THE TASK – Go through the data and copy every line exactly, but not the images.
::: INFORMATION SHOWN
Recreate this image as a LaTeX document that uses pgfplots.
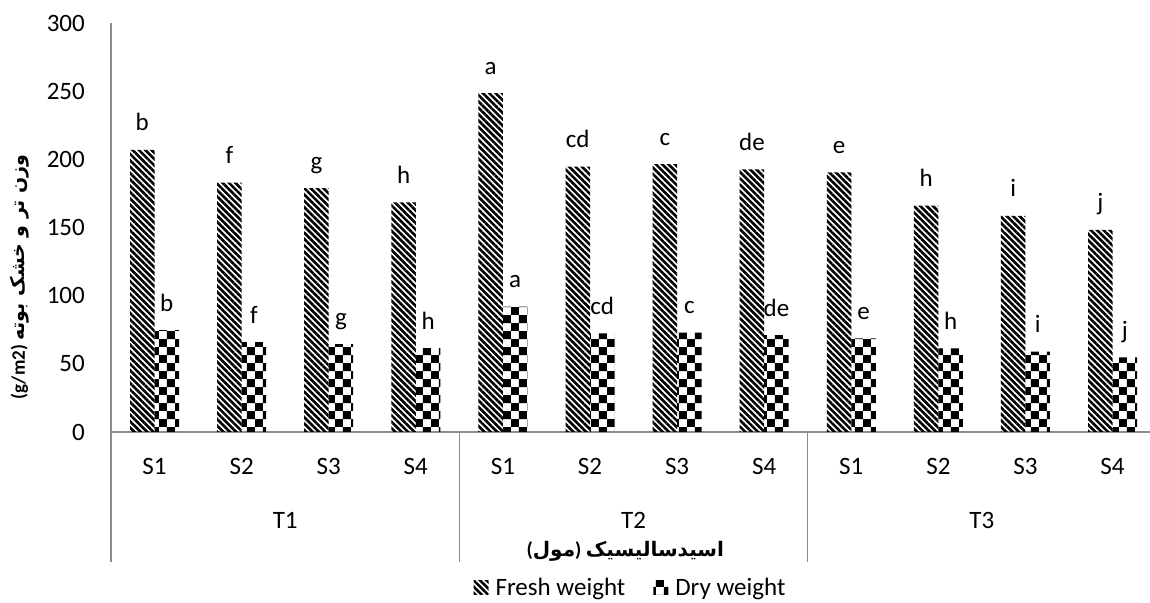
\documentclass[border=0pt]{standalone}
\usepackage{fontspec}
\setmainfont{Carlito}
\newfontfamily\arabicfont[Script=Arabic]{DejaVu Sans}
\TeXXeTstate=1
\usepackage{pgfplots}
\usepackage{pgfplotstable}
\pgfplotsset{compat=1.18}
\usetikzlibrary{patterns,patterns.meta}
\definecolor{axgray}{RGB}{140,140,140}
\pgfdeclarepatternformonly{bigchecker}{\pgfpointorigin}{\pgfqpoint{16pt}{16pt}}{\pgfqpoint{16pt}{16pt}}{%
  \pgfpathrectangle{\pgfpointorigin}{\pgfqpoint{8pt}{8pt}}%
  \pgfpathrectangle{\pgfqpoint{8pt}{8pt}}{\pgfqpoint{8pt}{8pt}}%
  \pgfusepath{fill}}
\newcommand{\bigfont}{\fontsize{25}{30}\selectfont}
\pgfplotstableread{
x fresh dry lf ld
0  206.9 74.8 b  b
1  182.9 66.0 f  f
2  178.8 64.5 g  g
3  168.5 61.6 h  h
4  248.5 92.0 a  a
5  194.6 72.4 cd cd
6  196.4 72.9 c  c
7  192.7 71.0 de de
8  190.5 68.7 e  e
9  166.0 61.4 h  h
10 158.5 58.9 i  i
11 148.2 54.8 j  j
}\datatable
\begin{document}
\begin{tikzpicture}
\begin{axis}[
  name=ax,
  scale only axis, width=1039pt, height=409pt,
  ybar=0pt, bar width=24.5pt,
  xmin=-0.5, xmax=11.43, ymin=0, ymax=300,
  ytick={0,50,...,300},
  xtick={0,...,11},
  xticklabels={S1,S2,S3,S4,S1,S2,S3,S4,S1,S2,S3,S4},
  axis lines*=left,
  axis line style={draw=axgray, line width=1.3pt},
  major tick length=0pt,
  tick style={draw=none},
  ticklabel style={font=\bigfont},
  /pgf/number format/assume math mode=true,
  yticklabel style={anchor=east, inner sep=0pt, xshift=-26pt},
  xticklabel style={anchor=north, inner sep=0pt, yshift=-26pt},
  clip=false,
  nodes near coords,
  point meta=explicit symbolic,
  every node near coord/.append style={font=\bigfont, anchor=base, inner sep=0pt, yshift=19pt, black},
  legend style={draw=none, at={(0.5,0)}, anchor=center, yshift=-156pt, font=\bigfont,
    legend columns=2,
    /tikz/every even column/.append style={column sep=26pt},
    /tikz/every odd column/.append style={column sep=5pt}},
  legend image code/.code={\fill[#1] (0pt,-7pt) rectangle (15pt,7pt);},
]
\addplot[draw=none, pattern={Lines[angle=-45,distance=4.5pt,line width=2.6pt]}, pattern color=black]
  table[x=x, y=fresh, meta=lf] {\datatable};
\addlegendentry{Fresh weight}
\addplot[draw=none, pattern=bigchecker, pattern color=black]
  table[x=x, y=dry, meta=ld] {\datatable};
\addlegendentry{Dry weight}
\draw[axgray, line width=1.3pt] (axis cs:-0.5,0) -- ++(0pt,-130pt);
\draw[axgray, line width=1.3pt] (axis cs:3.5,0) -- ++(0pt,-130pt);
\draw[axgray, line width=1.3pt] (axis cs:7.5,0) -- ++(0pt,-130pt);
\node[font=\bigfont] at ([yshift=-88pt]axis cs:1.5,0) {T1};
\node[font=\bigfont] at ([yshift=-88pt]axis cs:5.5,0) {T2};
\node[font=\bigfont] at ([yshift=-88pt]axis cs:9.5,0) {T3};
\node[font=\fontsize{20}{24}\selectfont] at ([yshift=-119pt]rel axis cs:0.495,0)
  {{\bfseries(}{\arabicfont\bfseries مول}{\bfseries)} {\arabicfont\bfseries اسیدسالیسیک}};
\node[rotate=90, font=\fontsize{19}{22}\selectfont] at ([xshift=-91pt,yshift=155pt]rel axis cs:0,0)
  {{\bfseries (g/m2)} {\arabicfont\bfseries\beginR وزن تر و خشک بوته\endR}};
\end{axis}
\pgfresetboundingbox
\path[use as bounding box] ([shift={(-111pt,-171pt)}]ax.south west) rectangle ([shift={(0pt,23pt)}]ax.north east);
\end{tikzpicture}
\end{document}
::::::
TASK OUTPUT –
Recreate this image as a LaTeX document that uses pgfplots.
\documentclass[border=0pt]{standalone}
\usepackage{fontspec}
\setmainfont{Carlito}
\newfontfamily\arabicfont[Script=Arabic]{DejaVu Sans}
\TeXXeTstate=1
\usepackage{pgfplots}
\usepackage{pgfplotstable}
\pgfplotsset{compat=1.18}
\usetikzlibrary{patterns,patterns.meta}
\definecolor{axgray}{RGB}{140,140,140}
\pgfdeclarepatternformonly{bigchecker}{\pgfpointorigin}{\pgfqpoint{16pt}{16pt}}{\pgfqpoint{16pt}{16pt}}{%
  \pgfpathrectangle{\pgfpointorigin}{\pgfqpoint{8pt}{8pt}}%
  \pgfpathrectangle{\pgfqpoint{8pt}{8pt}}{\pgfqpoint{8pt}{8pt}}%
  \pgfusepath{fill}}
\newcommand{\bigfont}{\fontsize{25}{30}\selectfont}
\pgfplotstableread{
x fresh dry lf ld
0  206.9 74.8 b  b
1  182.9 66.0 f  f
2  178.8 64.5 g  g
3  168.5 61.6 h  h
4  248.5 92.0 a  a
5  194.6 72.4 cd cd
6  196.4 72.9 c  c
7  192.7 71.0 de de
8  190.5 68.7 e  e
9  166.0 61.4 h  h
10 158.5 58.9 i  i
11 148.2 54.8 j  j
}\datatable
\begin{document}
\begin{tikzpicture}
\begin{axis}[
  name=ax,
  scale only axis, width=1039pt, height=409pt,
  ybar=0pt, bar width=24.5pt,
  xmin=-0.5, xmax=11.43, ymin=0, ymax=300,
  ytick={0,50,...,300},
  xtick={0,...,11},
  xticklabels={S1,S2,S3,S4,S1,S2,S3,S4,S1,S2,S3,S4},
  axis lines*=left,
  axis line style={draw=axgray, line width=1.3pt},
  major tick length=0pt,
  tick style={draw=none},
  ticklabel style={font=\bigfont},
  /pgf/number format/assume math mode=true,
  yticklabel style={anchor=east, inner sep=0pt, xshift=-26pt},
  xticklabel style={anchor=north, inner sep=0pt, yshift=-26pt},
  clip=false,
  nodes near coords,
  point meta=explicit symbolic,
  every node near coord/.append style={font=\bigfont, anchor=base, inner sep=0pt, yshift=19pt, black},
  legend style={draw=none, at={(0.5,0)}, anchor=center, yshift=-156pt, font=\bigfont,
    legend columns=2,
    /tikz/every even column/.append style={column sep=26pt},
    /tikz/every odd column/.append style={column sep=5pt}},
  legend image code/.code={\fill[#1] (0pt,-7pt) rectangle (15pt,7pt);},
]
\addplot[draw=none, pattern={Lines[angle=-45,distance=4.5pt,line width=2.6pt]}, pattern color=black]
  table[x=x, y=fresh, meta=lf] {\datatable};
\addlegendentry{Fresh weight}
\addplot[draw=none, pattern=bigchecker, pattern color=black]
  table[x=x, y=dry, meta=ld] {\datatable};
\addlegendentry{Dry weight}
\draw[axgray, line width=1.3pt] (axis cs:-0.5,0) -- ++(0pt,-130pt);
\draw[axgray, line width=1.3pt] (axis cs:3.5,0) -- ++(0pt,-130pt);
\draw[axgray, line width=1.3pt] (axis cs:7.5,0) -- ++(0pt,-130pt);
\node[font=\bigfont] at ([yshift=-88pt]axis cs:1.5,0) {T1};
\node[font=\bigfont] at ([yshift=-88pt]axis cs:5.5,0) {T2};
\node[font=\bigfont] at ([yshift=-88pt]axis cs:9.5,0) {T3};
\node[font=\fontsize{20}{24}\selectfont] at ([yshift=-119pt]rel axis cs:0.495,0)
  {{\bfseries(}{\arabicfont\bfseries مول}{\bfseries)} {\arabicfont\bfseries اسیدسالیسیک}};
\node[rotate=90, font=\fontsize{19}{22}\selectfont] at ([xshift=-91pt,yshift=155pt]rel axis cs:0,0)
  {{\bfseries (g/m2)} {\arabicfont\bfseries\beginR وزن تر و خشک بوته\endR}};
\end{axis}
\pgfresetboundingbox
\path[use as bounding box] ([shift={(-111pt,-171pt)}]ax.south west) rectangle ([shift={(0pt,23pt)}]ax.north east);
\end{tikzpicture}
\end{document}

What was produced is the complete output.